Many transmission systems employ a torque controlling element to provide a continuously variable torque or speed transmission capability. An example of such a transmission is a split torque transmission, wherein a drive train is powered by dual inputs, one of which may be a torque-controlled input, such as from a hydraulic variator. In such systems, it is generally desirable to provide an output from the variator such that the resultant actual operation of the entire transmission or other system corresponds to the expected operation. For example, a user may command a certain level of acceleration, and ideally the acceleration provided by the system matches the user's needs and expectations.
To provide control signals to the variator, some systems utilize a calibration map or torque control map that maps an actuator input pressure or pressure differential to an output torque of the variator.

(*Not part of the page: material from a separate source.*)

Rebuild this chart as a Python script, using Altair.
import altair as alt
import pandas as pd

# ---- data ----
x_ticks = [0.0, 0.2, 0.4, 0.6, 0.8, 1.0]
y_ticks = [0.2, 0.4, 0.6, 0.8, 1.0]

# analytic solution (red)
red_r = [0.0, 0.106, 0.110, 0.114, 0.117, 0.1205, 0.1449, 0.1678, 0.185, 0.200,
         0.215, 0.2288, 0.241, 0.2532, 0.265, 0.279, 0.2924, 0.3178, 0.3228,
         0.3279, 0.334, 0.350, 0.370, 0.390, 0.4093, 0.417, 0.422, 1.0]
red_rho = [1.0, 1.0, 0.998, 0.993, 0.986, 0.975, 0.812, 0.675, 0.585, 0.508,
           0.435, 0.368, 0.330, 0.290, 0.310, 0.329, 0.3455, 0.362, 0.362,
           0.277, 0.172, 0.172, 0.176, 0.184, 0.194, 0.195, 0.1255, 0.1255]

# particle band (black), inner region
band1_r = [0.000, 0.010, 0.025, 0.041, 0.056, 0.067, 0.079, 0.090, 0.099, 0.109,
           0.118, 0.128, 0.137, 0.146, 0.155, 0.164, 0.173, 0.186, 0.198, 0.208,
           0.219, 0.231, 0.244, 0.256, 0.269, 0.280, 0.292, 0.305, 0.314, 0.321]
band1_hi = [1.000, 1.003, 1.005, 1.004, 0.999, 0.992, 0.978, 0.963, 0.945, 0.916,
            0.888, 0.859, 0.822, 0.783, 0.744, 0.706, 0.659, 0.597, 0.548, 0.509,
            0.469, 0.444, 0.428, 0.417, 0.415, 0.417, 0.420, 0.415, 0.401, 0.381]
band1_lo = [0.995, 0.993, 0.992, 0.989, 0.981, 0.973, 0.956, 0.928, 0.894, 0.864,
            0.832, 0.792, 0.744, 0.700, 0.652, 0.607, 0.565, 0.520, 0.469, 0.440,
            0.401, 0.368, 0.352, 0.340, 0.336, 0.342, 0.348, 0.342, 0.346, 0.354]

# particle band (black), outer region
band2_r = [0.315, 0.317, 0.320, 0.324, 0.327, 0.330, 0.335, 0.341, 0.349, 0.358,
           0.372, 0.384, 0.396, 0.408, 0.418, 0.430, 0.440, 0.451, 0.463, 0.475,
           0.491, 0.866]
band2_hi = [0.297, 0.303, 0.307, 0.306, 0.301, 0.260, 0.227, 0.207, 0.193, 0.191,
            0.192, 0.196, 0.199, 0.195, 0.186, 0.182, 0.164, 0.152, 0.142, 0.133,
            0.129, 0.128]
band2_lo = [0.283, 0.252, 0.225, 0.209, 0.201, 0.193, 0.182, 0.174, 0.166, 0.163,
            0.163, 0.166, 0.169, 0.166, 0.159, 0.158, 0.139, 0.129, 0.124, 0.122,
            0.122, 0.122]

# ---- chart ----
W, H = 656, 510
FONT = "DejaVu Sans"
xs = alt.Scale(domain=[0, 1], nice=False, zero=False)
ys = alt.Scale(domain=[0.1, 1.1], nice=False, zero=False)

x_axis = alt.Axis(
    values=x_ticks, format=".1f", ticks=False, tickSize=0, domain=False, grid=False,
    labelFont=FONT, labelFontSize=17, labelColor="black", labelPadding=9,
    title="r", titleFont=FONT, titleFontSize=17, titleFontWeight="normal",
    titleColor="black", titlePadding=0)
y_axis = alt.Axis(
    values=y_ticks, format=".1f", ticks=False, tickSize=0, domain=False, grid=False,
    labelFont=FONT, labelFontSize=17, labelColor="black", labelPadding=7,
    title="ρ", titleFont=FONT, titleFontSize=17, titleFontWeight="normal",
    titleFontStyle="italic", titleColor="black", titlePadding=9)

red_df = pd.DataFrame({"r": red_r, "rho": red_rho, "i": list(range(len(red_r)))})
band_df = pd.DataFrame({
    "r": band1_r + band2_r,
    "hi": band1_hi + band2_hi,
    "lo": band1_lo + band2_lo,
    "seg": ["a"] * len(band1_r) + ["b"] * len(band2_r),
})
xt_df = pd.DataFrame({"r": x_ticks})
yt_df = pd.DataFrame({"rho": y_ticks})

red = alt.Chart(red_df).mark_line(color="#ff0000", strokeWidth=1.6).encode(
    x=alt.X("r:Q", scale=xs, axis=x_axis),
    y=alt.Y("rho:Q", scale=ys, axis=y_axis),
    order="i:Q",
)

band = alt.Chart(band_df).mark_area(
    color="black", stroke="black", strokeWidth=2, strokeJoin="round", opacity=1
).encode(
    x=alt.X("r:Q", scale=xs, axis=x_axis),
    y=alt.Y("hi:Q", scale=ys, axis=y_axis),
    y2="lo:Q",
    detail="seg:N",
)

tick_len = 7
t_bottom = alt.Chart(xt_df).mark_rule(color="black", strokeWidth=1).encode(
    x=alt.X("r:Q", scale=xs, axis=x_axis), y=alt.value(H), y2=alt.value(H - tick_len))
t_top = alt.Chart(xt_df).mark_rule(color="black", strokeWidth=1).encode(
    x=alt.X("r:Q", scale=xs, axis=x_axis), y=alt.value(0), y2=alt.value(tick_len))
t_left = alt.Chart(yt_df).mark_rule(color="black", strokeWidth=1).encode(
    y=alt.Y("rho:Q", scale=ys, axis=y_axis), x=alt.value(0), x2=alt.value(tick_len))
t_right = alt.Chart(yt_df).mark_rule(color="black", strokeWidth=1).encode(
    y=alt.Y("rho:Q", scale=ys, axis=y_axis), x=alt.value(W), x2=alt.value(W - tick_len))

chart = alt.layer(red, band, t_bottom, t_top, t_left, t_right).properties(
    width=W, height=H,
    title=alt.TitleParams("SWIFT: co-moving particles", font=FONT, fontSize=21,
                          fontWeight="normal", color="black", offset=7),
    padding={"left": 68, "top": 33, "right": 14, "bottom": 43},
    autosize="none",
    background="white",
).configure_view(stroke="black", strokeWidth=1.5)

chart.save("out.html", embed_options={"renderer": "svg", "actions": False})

In this way, a commanded system output may be mapped to a desired torque, which can be mapped to one or more control signals to be applied. Such a system is shown in portions of U.S. Pat. No. 6,424,902 to Kuras entitled “Method And Apparatus For Operating A Continuously Variable Transmission In The Torque Limited Region Near Zero Output Speed.” Nonetheless, certain transient factors such as system acceleration can lead to a discrepancy between the expected and actual operation of the system.

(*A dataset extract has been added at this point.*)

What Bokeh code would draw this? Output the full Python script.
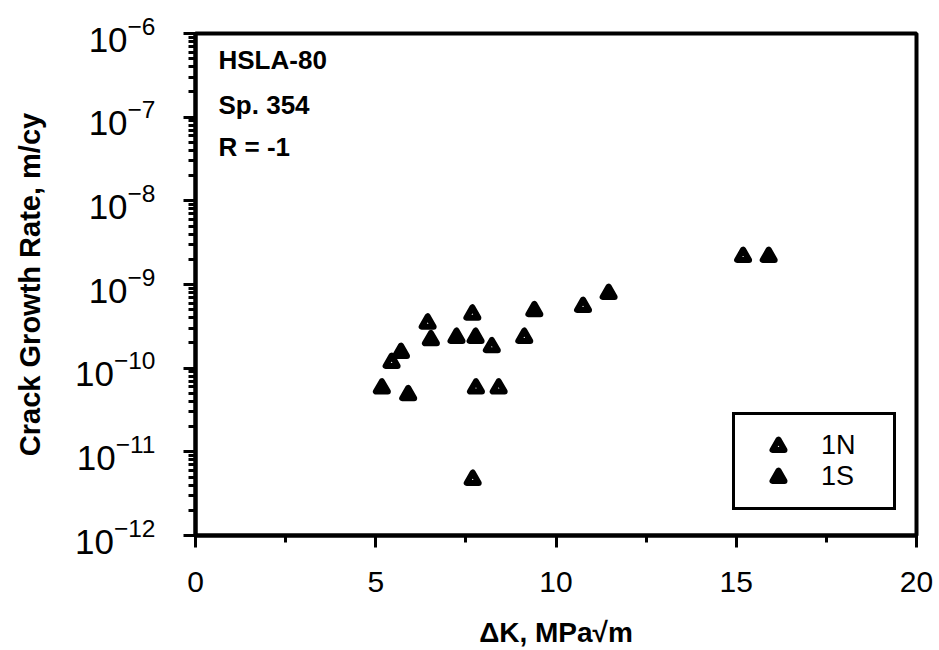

The foregoing background discussion is intended solely to aid the reader. It is not intended to limit the innovations described herein nor to limit or expand the prior art discussed. Thus the foregoing discussion should not be taken to indicate that any particular element of a prior system is unsuitable for use within the innovations described herein, nor is it intended to indicate any element, including solving the motivating problem, to be essential in implementing the innovations described herein. The implementations and application of the innovations described herein are defined by the appended claims.